Quite some things happened.
I updated my server to an 8 core cpu and 16 GB of RAM.
Finally I could use coqui-ai / TTS
inference on my server and it was quite fast.
Now my goal is to train my own voices.
I had good experiences fine-tuning already good models.
So I downloaded a model that coqui-ai / TTS
uses and tried to train it using a modified version of config.json
with my dataset and with coqui-ai / TTS
and tts_models/en/ljspeech/glow-tts
.
Alas it complained about separate_stopnet
, stopnet
and other parameters to be missing.
I copied them from another config.json
I got the traceback
Traceback (most recent call last):
File "/content/TTS/TTS/bin/train_tacotron.py", line 664, in <module>
main(args)
File "/content/TTS/TTS/bin/train_tacotron.py", line 548, in main
optimizer.load_state_dict(checkpoint['optimizer'])
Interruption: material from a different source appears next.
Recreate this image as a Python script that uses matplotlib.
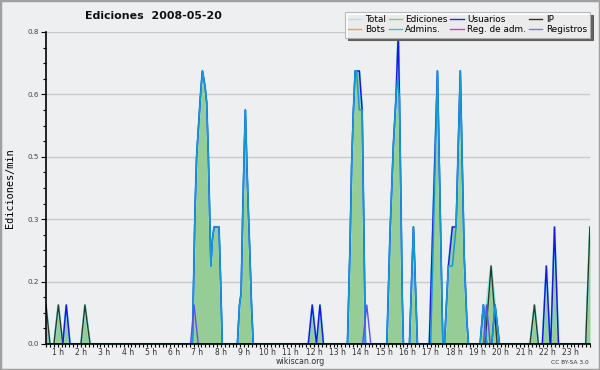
import matplotlib
matplotlib.use("Agg")
import matplotlib.pyplot as plt
from matplotlib.lines import Line2D
from matplotlib.patches import Rectangle
from matplotlib.ticker import MultipleLocator, FormatStrFormatter
import numpy as np

# Ediciones (= Total) - hora, ediciones/min
ed_t = [0.50, 0.67, 0.84, 1.03, 1.22, 1.37, 1.53, 2.00, 2.17, 2.39,
        6.78, 6.89, 6.96, 7.14, 7.21, 7.32, 7.39, 7.46, 7.54, 7.57, 7.64, 7.71, 7.92, 7.99, 8.06,
        8.71, 8.80, 8.87, 8.94, 9.01, 9.05, 9.11, 9.18, 9.25, 9.32, 9.39,
        11.75, 11.92, 12.10, 12.25, 12.40,
        13.43, 13.54, 13.61, 13.68, 13.76, 13.94, 14.06, 14.12, 14.20,
        15.12, 15.26, 15.40, 15.51, 15.61, 15.66, 15.72, 15.78, 15.83,
        16.09, 16.26, 16.43,
        16.94, 17.29, 17.52, 17.59, 17.76, 17.93, 18.09, 18.27, 18.35, 18.44, 18.55, 18.62,
        19.12, 19.26, 19.40, 19.59, 19.76, 19.95,
        21.26, 21.45, 21.62, 21.79, 21.96, 22.12, 22.15, 22.31, 22.48,
        23.65, 23.83]
ed_v = [0.10, 0, 0, 0.10, 0, 0.10, 0, 0, 0.10, 0,
        0, 0.34, 0.48, 0.65, 0.70, 0.66, 0.62, 0.49, 0.28, 0.20, 0.27, 0.30, 0.30, 0.16, 0,
        0, 0.10, 0.13, 0.34, 0.51, 0.60, 0.47, 0.34, 0.22, 0.09, 0,
        0, 0.10, 0, 0.10, 0,
        0, 0.25, 0.46, 0.59, 0.70, 0.70, 0.60, 0.35, 0,
        0, 0.29, 0.51, 0.63, 0.80, 0.63, 0.38, 0.12, 0,
        0, 0.30, 0,
        0, 0.70, 0, 0, 0.20, 0.30, 0.30, 0.70, 0.47, 0.22, 0.06, 0,
        0, 0.10, 0.10, 0.20, 0.10, 0,
        0, 0.10, 0, 0, 0.20, 0, 0, 0.30, 0,
        0, 0.30]

# Usuarios
us_t = [0.50, 1.22, 1.37, 1.53,
        6.78, 6.89, 6.96, 7.14, 7.21, 7.32, 7.39, 7.46, 7.54, 7.57, 7.64, 7.71, 7.92, 7.99, 8.06,
        8.71, 8.80, 8.87, 8.94, 9.01, 9.05, 9.11, 9.18, 9.25, 9.32, 9.39,
        11.75, 11.92, 12.10, 12.25, 12.40,
        13.43, 13.54, 13.61, 13.68, 13.76, 13.94, 14.06, 14.12, 14.20,
        15.12, 15.26, 15.40, 15.51, 15.61, 15.66, 15.72, 15.78, 15.83,
        16.09, 16.26, 16.43,
        16.94, 17.29, 17.52, 17.59, 17.76, 17.93, 18.09, 18.27, 18.35, 18.44, 18.55, 18.62,
        19.12, 19.26, 19.40, 19.62, 19.76, 19.95,
        21.79, 21.96, 22.12, 22.15, 22.31, 22.48, 23.83]
us_v = [0, 0, 0.10, 0,
        0, 0.34, 0.48, 0.65, 0.70, 0.66, 0.62, 0.49, 0.28, 0.20, 0.27, 0.30, 0.30, 0.16, 0,
        0, 0.10, 0.13, 0.34, 0.51, 0.60, 0.47, 0.34, 0.22, 0.09, 0,
        0, 0.10, 0, 0.10, 0,
        0, 0.25, 0.46, 0.59, 0.70, 0.70, 0.60, 0.35, 0,
        0, 0.29, 0.51, 0.63, 0.80, 0.63, 0.38, 0.12, 0,
        0, 0.30, 0,
        0, 0.70, 0, 0, 0.20, 0.30, 0.30, 0.70, 0.47, 0.22, 0.06, 0,
        0, 0.10, 0, 0, 0.10, 0,
        0, 0.20, 0, 0, 0.30, 0, 0]

# Admins.
ad_t = [0.50,
        6.78, 6.89, 6.96, 7.14, 7.21, 7.32, 7.39, 7.46, 7.54, 7.57, 7.64, 7.71, 7.92, 7.99, 8.06,
        8.71, 8.80, 8.87, 8.94, 9.01, 9.05, 9.11, 9.18, 9.25, 9.32, 9.39,
        13.43, 13.54, 13.61, 13.68, 13.76, 13.82, 13.94, 14.06, 14.12, 14.20,
        15.12, 15.26, 15.40, 15.51, 15.58, 15.66, 15.72, 15.78, 15.83,
        16.09, 16.26, 16.43,
        17.00, 17.29, 17.52, 17.59, 17.76, 17.93, 18.09, 18.27, 18.35, 18.44, 18.55, 18.62,
        19.12, 19.26, 19.40, 19.62, 19.76, 19.95, 23.83]
ad_v = [0,
        0, 0.34, 0.48, 0.65, 0.70, 0.66, 0.62, 0.49, 0.28, 0.20, 0.27, 0.30, 0.30, 0.16, 0,
        0, 0.10, 0.13, 0.34, 0.51, 0.60, 0.47, 0.34, 0.22, 0.09, 0,
        0, 0.25, 0.46, 0.59, 0.70, 0.70, 0.60, 0.60, 0.35, 0,
        0, 0.29, 0.51, 0.63, 0.68, 0.63, 0.38, 0.12, 0,
        0, 0.30, 0,
        0, 0.70, 0, 0, 0.20, 0.20, 0.30, 0.70, 0.47, 0.22, 0.06, 0,
        0, 0.10, 0, 0, 0.10, 0, 0]

# IP
ip_t = [0.50, 0.67, 0.84, 1.03, 1.22, 2.00, 2.17, 2.39,
        19.33, 19.59, 19.85, 21.26, 21.45, 21.62, 23.65, 23.83]
ip_v = [0.10, 0, 0, 0.10, 0, 0, 0.10, 0,
        0, 0.20, 0, 0, 0.10, 0, 0, 0.30]

# Registros
reg_t = [0.50, 6.70, 6.85, 7.03, 14.08, 14.26, 14.43, 19.26, 19.40, 19.55, 23.83]
reg_v = [0, 0, 0.10, 0, 0, 0.10, 0, 0, 0.10, 0, 0]

hours = list(range(1, 24))
hour_labels = [f"{h} h" for h in hours]

series_names = ["Total", "Bots", "Ediciones", "Admins.", "Usuarios", "Reg. de adm.", "IP", "Registros"]
series_colors = ["#a8e4ee", "#f0a040", "#80cc80", "#40bce0", "#2a2ad8", "#d040d0", "#303030", "#7878f0"]

bg = "#eeeff1"
fig = plt.figure(figsize=(6, 3.7), dpi=100)
fig.patch.set_facecolor(bg)
ax = fig.add_axes([46 / 600, 1 - 344 / 370, 544 / 600, 312 / 370])
ax.set_facecolor(bg)

ax.fill_between(ed_t, ed_v, color="#96cd96", lw=0, zorder=2)
ax.plot(ed_t, ed_v, color="#6cbf6c", lw=1.0, zorder=3)
ax.plot(ed_t, ed_v, color="#8eeaf4", lw=1.6, zorder=3)
ax.plot(ip_t, ip_v, color="#283c28", lw=1.0, zorder=4)
ax.plot(us_t, us_v, color="#1818e0", lw=1.1, zorder=5)
ax.plot(ad_t, ad_v, color="#1898d4", lw=1.1, zorder=6)
ax.plot(reg_t, reg_v, color="#5a50f0", lw=1.0, zorder=6)

ax.set_xlim(0.5, 23.8333)
ax.set_ylim(0, 0.8)

ax.set_yticks(np.linspace(0, 0.8, 6))
ax.yaxis.set_major_formatter(FormatStrFormatter("%.1f"))
ax.yaxis.set_minor_locator(MultipleLocator(0.04))
ax.grid(axis="y", which="major", color="#cacaca", lw=1.0, zorder=0)

ax.set_xticks(hours)
ax.set_xticklabels(hour_labels)
ax.set_xticks(np.arange(0.5, 23.84, 1 / 6), minor=True)

for s in ["top", "right"]:
    ax.spines[s].set_visible(False)
for s in ["left", "bottom"]:
    ax.spines[s].set_linewidth(1.2)
    ax.spines[s].set_zorder(10)

ax.tick_params(axis="x", which="both", length=2.5, width=0.8, pad=0.5,
               labelsize=5.5, labelcolor="#333333")
ax.tick_params(axis="y", which="major", length=3.8, width=0.8, pad=1,
               labelsize=5.2, labelcolor="#444444")
ax.tick_params(axis="y", which="minor", length=2.2, width=0.8)

fig.text(0.256, 1 - 16 / 370, "Ediciones  2008-05-20", fontsize=7.9,
         fontweight="bold", ha="center", va="center", color="#111111")
fig.text(10 / 600, 1 - 188 / 370, "Ediciones/min", family="DejaVu Sans Mono",
         fontsize=7.4, rotation=90, ha="center", va="center")
fig.text(300.5 / 600, 1 - 361.5 / 370, "wikiscan.org", fontsize=5.7,
         ha="center", va="center", color="#333333")
fig.text(589 / 600, 1 - 362.5 / 370, "CC BY-SA 3.0", fontsize=4.2,
         ha="right", va="center", color="#333333")

handles = [Line2D([], [], color=c, lw=1.0) for c in series_colors]
leg = fig.legend(handles, series_names, ncol=4, loc="upper right",
                 bbox_to_anchor=(590 / 600, 1 - 12 / 370), fontsize=6.4,
                 frameon=True, fancybox=False, shadow={"color": "#606060", "alpha": 1},
                 handlelength=1.5, handletextpad=0.4, columnspacing=0.3,
                 labelspacing=0.15, borderpad=0.35, borderaxespad=0, framealpha=0.88)
leg.get_frame().set_edgecolor("#b0b0b0")
leg.get_frame().set_linewidth(0.8)

fig.add_artist(Rectangle((0, 0), 1, 1, transform=fig.transFigure, fill=False,
                         edgecolor="#a0a0a0", lw=2.5))

fig.savefig("out.png", dpi=100, facecolor=fig.get_facecolor())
File "/usr/local/lib/python3.7/dist-packages/torch/optim/optimizer.py", line 141, in load_state_dict
raise ValueError("loaded state dict has a different number of "
ValueError: loaded state dict has a different number of parameter groups
which means that the models are incompatible.
How do you fine-tune a model for it to work with the tts / synthesize.py command?
Are there models that just work for fine-tuning and reusing with the current version?
I also did it the other way round, used a model from the github page and it wasn’t accepted by the tts on my server.